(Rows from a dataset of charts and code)

[start]

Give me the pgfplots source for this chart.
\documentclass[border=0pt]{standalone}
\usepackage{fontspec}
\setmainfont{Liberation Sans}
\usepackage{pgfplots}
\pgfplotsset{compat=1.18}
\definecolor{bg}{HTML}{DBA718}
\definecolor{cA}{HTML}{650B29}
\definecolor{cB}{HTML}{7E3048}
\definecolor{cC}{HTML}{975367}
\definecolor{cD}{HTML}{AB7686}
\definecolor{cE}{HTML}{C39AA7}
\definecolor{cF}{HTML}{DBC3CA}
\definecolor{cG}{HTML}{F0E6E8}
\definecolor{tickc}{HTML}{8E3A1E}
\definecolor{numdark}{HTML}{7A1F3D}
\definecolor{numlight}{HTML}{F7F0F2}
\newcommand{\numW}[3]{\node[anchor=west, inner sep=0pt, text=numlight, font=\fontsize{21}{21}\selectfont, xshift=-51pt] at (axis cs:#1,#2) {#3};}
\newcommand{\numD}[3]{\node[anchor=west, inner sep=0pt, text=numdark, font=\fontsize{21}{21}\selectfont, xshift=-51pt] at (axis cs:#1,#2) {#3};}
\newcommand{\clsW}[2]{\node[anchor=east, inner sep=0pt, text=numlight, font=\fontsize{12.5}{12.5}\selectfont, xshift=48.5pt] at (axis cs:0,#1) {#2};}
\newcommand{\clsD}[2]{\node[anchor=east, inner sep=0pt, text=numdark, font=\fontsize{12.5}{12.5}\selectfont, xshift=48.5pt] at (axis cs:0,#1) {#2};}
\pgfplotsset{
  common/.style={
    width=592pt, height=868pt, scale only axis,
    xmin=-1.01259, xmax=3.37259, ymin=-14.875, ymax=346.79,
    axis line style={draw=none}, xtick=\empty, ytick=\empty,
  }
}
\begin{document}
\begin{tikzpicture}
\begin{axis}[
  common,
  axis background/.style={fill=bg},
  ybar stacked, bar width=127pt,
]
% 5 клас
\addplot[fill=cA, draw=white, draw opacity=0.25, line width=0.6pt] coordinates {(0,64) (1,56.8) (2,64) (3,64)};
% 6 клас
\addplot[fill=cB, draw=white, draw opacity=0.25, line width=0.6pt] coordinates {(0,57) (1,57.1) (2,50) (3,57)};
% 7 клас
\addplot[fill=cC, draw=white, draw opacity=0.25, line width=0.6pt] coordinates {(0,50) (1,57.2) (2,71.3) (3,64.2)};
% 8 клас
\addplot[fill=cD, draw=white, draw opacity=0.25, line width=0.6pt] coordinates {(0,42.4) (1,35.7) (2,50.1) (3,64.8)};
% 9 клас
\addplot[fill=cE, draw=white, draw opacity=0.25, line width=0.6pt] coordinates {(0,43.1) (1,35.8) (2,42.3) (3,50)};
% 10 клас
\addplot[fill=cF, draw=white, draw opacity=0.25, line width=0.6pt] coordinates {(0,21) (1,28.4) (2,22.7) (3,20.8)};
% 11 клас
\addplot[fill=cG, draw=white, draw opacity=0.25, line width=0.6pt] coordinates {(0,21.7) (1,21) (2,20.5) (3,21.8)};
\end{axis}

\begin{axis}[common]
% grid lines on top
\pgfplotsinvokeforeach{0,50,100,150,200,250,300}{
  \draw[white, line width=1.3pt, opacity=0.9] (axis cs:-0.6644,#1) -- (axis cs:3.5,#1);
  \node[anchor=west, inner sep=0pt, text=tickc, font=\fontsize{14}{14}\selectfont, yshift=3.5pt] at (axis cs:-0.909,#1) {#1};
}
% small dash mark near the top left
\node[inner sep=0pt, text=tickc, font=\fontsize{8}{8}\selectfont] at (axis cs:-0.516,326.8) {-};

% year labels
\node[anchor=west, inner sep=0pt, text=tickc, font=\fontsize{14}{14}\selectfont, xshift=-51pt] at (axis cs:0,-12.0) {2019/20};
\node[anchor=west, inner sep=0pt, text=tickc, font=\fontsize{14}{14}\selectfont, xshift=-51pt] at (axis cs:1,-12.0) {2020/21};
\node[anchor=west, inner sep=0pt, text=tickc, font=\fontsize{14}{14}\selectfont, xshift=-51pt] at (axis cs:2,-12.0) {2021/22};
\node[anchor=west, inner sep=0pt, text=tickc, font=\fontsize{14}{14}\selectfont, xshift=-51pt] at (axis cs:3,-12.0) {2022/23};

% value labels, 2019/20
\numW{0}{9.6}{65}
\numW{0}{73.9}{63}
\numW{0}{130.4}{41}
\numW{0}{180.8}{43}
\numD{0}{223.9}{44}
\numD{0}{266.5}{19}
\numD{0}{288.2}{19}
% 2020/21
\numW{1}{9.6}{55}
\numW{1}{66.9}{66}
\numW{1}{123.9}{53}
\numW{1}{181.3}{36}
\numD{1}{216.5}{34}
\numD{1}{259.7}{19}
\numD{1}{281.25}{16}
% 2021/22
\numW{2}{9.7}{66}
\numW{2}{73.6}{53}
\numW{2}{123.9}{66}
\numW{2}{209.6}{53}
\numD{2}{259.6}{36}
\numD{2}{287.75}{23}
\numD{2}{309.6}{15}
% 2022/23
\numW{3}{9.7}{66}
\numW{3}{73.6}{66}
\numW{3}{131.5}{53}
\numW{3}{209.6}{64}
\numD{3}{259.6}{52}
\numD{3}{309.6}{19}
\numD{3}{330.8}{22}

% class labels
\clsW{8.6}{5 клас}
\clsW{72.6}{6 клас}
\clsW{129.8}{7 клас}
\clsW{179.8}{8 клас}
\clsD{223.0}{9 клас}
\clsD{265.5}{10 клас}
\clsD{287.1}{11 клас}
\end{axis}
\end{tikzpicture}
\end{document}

[end]
[start]

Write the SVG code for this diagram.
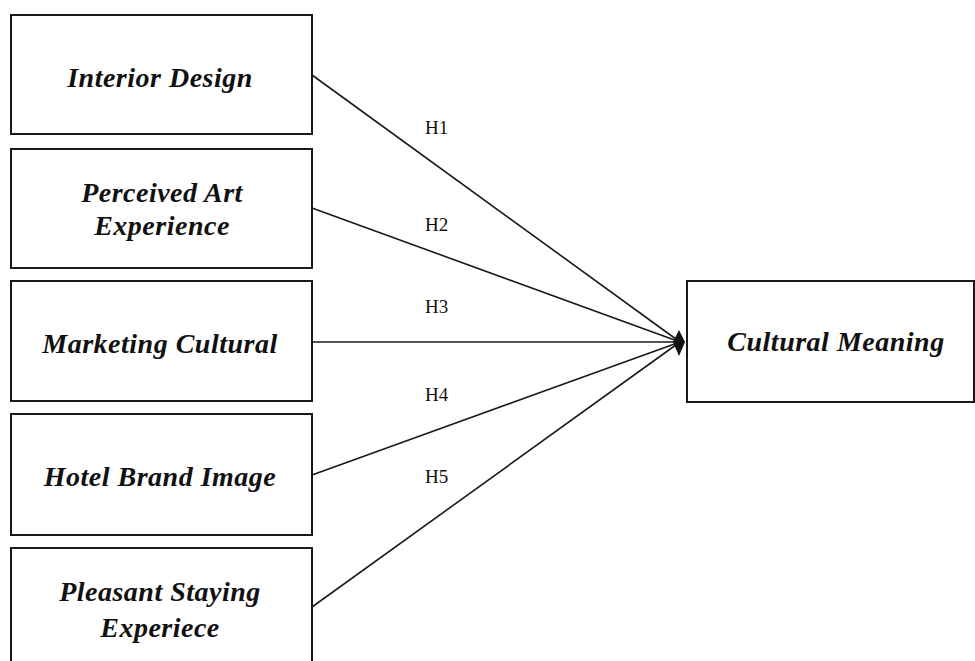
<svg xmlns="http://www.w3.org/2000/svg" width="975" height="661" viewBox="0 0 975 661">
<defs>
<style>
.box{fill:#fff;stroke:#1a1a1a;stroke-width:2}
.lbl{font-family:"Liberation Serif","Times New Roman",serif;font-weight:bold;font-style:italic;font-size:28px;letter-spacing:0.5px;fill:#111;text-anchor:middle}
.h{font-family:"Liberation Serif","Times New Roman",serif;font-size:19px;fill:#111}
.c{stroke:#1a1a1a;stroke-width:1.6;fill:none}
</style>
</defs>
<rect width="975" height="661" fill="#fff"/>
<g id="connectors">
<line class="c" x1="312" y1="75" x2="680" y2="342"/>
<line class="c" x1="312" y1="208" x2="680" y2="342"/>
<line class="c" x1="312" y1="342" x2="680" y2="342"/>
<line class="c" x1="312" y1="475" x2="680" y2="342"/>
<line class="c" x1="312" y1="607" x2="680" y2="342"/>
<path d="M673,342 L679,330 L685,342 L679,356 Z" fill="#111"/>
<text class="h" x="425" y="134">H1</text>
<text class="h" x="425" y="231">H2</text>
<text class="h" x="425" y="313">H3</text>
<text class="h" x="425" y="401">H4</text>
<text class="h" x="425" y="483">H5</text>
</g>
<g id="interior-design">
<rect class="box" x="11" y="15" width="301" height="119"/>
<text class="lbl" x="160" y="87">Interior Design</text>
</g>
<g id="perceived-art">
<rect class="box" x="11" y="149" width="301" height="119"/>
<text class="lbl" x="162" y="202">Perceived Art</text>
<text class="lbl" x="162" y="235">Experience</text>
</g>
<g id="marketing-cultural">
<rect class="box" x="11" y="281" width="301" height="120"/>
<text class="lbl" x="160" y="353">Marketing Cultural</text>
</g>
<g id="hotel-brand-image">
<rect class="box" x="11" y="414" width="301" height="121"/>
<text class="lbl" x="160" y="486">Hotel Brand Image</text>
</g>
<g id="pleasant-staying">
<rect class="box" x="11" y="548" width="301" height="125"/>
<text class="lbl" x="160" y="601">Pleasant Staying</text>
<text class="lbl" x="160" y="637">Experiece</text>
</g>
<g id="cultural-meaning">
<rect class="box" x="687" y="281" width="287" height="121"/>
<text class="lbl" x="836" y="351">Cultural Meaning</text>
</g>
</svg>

[end]

▶ **WHAT IS EXPECTED**:
Read through the entries and copy each line in which "this" appears.

▶ **FULL SOLUTION**:
Give me the pgfplots source for this chart.
Write the SVG code for this diagram.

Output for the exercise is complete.